Records with drawing code
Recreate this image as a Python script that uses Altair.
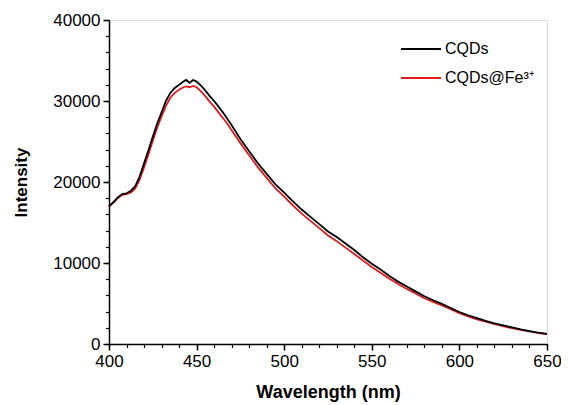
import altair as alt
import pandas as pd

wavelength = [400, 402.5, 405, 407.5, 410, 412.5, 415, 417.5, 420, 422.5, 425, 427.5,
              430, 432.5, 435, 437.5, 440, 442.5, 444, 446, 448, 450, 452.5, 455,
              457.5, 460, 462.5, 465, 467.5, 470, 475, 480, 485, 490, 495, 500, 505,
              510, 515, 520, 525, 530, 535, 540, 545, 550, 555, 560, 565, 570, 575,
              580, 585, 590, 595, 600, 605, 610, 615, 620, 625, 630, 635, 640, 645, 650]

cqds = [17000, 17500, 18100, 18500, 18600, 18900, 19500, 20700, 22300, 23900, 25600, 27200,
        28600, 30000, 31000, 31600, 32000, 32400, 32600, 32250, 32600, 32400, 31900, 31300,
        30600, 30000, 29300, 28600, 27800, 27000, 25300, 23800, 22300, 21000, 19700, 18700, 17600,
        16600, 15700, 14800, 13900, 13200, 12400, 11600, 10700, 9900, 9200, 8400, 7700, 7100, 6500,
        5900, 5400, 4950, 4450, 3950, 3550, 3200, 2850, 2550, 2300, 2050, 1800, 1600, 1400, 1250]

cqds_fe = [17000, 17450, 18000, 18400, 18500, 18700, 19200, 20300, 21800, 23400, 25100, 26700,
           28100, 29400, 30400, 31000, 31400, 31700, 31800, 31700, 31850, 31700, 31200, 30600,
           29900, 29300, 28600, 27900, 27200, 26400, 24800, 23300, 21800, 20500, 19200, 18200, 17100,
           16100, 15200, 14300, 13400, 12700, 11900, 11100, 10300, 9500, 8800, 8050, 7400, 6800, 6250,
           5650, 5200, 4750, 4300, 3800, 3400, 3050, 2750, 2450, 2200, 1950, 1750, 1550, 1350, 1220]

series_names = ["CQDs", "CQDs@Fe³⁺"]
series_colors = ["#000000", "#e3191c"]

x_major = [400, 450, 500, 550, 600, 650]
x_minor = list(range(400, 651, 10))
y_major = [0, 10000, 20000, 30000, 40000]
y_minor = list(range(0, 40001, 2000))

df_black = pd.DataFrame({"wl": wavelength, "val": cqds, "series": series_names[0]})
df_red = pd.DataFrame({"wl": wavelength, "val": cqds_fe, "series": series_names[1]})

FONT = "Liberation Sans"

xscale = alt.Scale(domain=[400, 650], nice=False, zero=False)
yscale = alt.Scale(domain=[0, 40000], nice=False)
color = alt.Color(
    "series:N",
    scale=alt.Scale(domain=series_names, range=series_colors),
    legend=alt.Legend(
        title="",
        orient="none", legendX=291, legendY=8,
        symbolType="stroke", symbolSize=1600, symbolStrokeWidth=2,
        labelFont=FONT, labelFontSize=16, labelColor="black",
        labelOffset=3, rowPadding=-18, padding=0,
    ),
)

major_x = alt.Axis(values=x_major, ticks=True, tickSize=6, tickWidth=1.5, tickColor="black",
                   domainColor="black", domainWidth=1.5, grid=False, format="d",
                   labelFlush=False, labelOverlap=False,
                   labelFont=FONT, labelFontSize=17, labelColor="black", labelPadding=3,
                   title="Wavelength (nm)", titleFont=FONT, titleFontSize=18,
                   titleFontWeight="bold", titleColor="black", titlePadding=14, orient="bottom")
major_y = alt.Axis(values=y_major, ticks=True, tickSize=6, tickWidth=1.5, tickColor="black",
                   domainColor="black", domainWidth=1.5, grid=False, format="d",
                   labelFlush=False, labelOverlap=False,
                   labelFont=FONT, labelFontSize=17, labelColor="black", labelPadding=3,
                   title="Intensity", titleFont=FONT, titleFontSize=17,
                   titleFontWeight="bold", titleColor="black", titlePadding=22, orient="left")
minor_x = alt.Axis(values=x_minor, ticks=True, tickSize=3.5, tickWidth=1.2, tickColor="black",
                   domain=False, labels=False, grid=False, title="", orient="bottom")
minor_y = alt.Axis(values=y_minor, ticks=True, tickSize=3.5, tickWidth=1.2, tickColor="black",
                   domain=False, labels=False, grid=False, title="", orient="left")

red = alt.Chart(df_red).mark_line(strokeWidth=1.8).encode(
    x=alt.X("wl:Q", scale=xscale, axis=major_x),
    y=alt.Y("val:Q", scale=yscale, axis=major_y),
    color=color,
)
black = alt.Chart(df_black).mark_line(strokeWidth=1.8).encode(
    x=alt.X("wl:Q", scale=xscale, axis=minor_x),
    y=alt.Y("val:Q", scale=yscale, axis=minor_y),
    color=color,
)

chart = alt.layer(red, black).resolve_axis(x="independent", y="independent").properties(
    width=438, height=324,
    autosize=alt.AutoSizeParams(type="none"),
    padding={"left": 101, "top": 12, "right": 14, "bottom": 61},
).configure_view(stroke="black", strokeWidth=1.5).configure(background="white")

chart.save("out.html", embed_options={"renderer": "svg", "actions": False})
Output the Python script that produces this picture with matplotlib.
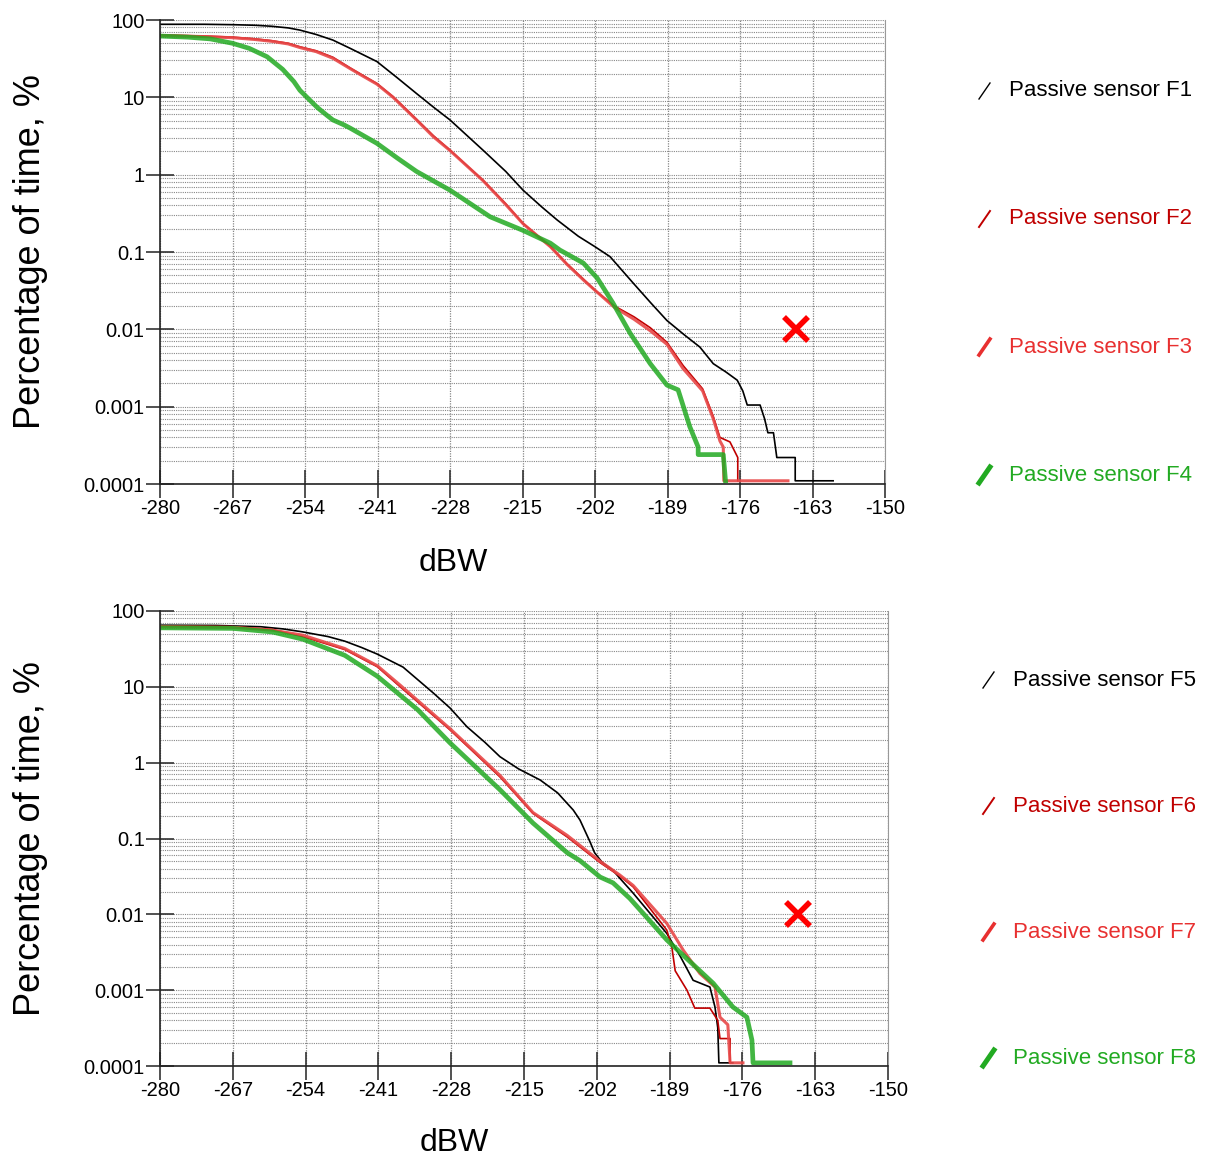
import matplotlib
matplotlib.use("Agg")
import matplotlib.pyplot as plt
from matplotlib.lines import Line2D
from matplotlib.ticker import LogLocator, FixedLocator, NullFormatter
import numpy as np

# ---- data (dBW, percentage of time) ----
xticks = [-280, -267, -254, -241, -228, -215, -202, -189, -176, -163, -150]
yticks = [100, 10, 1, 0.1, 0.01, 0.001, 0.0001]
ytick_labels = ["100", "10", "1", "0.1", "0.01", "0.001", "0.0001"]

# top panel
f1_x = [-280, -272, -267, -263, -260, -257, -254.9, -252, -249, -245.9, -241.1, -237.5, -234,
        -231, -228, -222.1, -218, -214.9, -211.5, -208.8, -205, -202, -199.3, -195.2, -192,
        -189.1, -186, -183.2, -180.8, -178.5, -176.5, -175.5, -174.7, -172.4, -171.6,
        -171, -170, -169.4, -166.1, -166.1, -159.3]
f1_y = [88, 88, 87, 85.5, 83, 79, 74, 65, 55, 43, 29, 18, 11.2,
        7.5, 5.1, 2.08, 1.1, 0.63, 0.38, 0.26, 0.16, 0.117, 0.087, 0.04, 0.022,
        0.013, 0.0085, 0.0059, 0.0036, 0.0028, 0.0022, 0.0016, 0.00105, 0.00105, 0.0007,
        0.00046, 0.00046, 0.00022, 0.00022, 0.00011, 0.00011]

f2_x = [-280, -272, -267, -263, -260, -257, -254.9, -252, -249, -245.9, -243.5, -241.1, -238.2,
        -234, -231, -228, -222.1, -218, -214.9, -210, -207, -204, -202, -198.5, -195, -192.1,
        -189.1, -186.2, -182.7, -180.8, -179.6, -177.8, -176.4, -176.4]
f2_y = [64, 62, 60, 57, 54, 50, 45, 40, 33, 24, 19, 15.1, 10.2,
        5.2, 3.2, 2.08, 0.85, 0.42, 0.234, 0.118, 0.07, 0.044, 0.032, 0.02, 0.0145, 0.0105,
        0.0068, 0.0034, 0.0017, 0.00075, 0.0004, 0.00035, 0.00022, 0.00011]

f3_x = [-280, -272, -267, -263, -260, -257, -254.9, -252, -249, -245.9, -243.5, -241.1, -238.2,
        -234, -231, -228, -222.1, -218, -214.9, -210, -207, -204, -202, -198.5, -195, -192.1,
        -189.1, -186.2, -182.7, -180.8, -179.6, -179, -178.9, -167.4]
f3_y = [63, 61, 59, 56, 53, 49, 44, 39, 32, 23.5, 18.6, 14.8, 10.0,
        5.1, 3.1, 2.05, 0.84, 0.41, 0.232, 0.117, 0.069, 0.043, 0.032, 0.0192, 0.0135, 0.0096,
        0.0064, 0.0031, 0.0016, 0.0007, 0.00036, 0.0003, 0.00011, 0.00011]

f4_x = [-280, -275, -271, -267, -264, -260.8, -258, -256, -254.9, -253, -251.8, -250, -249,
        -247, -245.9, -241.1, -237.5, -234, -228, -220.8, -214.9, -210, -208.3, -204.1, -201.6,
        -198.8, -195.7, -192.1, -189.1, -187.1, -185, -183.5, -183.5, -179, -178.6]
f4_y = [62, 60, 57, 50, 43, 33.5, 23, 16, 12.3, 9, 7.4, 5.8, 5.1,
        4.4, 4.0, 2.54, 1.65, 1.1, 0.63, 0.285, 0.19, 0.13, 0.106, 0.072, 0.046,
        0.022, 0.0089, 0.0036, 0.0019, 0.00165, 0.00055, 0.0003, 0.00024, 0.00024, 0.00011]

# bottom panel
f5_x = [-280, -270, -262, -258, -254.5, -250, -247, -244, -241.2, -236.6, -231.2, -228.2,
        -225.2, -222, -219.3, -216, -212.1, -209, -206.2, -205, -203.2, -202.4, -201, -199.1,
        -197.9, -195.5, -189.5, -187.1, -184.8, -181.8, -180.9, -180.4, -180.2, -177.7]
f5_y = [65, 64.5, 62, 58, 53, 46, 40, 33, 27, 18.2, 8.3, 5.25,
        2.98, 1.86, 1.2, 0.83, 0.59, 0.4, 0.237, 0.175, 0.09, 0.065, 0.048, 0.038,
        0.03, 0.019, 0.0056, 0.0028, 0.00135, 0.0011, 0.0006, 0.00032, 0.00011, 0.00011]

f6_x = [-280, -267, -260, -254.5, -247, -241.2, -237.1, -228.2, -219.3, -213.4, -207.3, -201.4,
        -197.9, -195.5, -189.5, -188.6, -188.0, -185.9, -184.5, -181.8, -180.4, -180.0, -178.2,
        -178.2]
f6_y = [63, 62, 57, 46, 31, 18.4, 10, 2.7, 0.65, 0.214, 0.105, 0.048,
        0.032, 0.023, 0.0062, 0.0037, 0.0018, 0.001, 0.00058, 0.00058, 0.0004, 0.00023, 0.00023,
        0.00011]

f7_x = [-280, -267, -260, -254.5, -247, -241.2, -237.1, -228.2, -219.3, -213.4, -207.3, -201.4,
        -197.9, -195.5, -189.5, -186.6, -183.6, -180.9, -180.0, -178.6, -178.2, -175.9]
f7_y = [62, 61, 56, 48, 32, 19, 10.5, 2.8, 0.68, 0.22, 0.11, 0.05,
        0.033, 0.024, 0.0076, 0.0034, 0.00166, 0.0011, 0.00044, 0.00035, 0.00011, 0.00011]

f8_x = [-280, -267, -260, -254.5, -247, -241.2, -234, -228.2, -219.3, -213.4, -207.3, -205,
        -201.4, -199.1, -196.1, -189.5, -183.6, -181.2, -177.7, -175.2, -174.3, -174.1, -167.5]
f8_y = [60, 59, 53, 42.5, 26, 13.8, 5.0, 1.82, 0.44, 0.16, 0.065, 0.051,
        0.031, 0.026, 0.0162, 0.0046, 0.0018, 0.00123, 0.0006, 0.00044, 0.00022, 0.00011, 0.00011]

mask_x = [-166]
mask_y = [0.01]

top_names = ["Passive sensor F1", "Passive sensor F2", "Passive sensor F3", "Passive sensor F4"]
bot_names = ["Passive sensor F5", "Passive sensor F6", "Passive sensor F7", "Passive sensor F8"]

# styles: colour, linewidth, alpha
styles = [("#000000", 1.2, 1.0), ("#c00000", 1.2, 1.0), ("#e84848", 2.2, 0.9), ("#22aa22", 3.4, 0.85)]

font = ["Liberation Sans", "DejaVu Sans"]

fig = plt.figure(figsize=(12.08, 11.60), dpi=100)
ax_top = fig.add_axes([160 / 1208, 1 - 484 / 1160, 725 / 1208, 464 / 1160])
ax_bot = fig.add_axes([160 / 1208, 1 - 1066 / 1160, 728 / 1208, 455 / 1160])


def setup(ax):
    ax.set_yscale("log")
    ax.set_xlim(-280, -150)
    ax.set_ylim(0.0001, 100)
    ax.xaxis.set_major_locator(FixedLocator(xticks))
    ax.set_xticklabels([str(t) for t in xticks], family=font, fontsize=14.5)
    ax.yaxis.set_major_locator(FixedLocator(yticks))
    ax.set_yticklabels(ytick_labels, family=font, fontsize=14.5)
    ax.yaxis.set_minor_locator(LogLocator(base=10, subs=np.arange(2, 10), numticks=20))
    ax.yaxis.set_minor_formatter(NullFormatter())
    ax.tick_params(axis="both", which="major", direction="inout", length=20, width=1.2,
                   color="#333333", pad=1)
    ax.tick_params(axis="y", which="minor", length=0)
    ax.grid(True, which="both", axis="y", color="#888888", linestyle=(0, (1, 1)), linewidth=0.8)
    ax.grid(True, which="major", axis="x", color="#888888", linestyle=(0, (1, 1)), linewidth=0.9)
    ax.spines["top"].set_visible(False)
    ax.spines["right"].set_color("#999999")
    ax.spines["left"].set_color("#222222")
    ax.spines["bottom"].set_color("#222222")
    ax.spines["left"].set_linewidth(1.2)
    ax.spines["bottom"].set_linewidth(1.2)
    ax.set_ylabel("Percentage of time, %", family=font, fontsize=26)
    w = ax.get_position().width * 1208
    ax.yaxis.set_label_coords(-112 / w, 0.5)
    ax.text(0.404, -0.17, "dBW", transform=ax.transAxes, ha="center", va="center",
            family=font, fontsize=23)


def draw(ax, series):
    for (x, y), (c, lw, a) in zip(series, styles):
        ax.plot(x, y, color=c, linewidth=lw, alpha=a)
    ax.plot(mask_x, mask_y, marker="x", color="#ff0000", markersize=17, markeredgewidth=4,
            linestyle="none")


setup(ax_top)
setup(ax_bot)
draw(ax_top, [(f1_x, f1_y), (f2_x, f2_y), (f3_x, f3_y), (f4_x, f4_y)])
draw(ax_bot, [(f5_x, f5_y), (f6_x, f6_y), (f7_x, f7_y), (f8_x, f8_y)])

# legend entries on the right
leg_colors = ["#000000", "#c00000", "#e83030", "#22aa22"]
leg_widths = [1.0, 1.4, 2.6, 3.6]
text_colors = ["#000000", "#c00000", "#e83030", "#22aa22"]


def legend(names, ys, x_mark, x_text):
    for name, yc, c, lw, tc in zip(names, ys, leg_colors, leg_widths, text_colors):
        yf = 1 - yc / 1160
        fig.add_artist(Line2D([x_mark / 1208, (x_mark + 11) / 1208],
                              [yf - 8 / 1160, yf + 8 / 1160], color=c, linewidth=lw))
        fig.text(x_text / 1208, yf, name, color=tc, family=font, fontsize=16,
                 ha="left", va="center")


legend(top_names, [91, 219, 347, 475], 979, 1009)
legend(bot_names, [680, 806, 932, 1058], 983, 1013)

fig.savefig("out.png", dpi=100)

# [Stated problem]
Beginning with the line above that contains "Output the Python" and finishing with the line that contains "import numpy as np", print those lines exactly and only. Skip all pictures.

# [Output of the exercise]
Output the Python script that produces this picture with matplotlib.
import matplotlib
matplotlib.use("Agg")
import matplotlib.pyplot as plt
from matplotlib.lines import Line2D
from matplotlib.ticker import LogLocator, FixedLocator, NullFormatter
import numpy as np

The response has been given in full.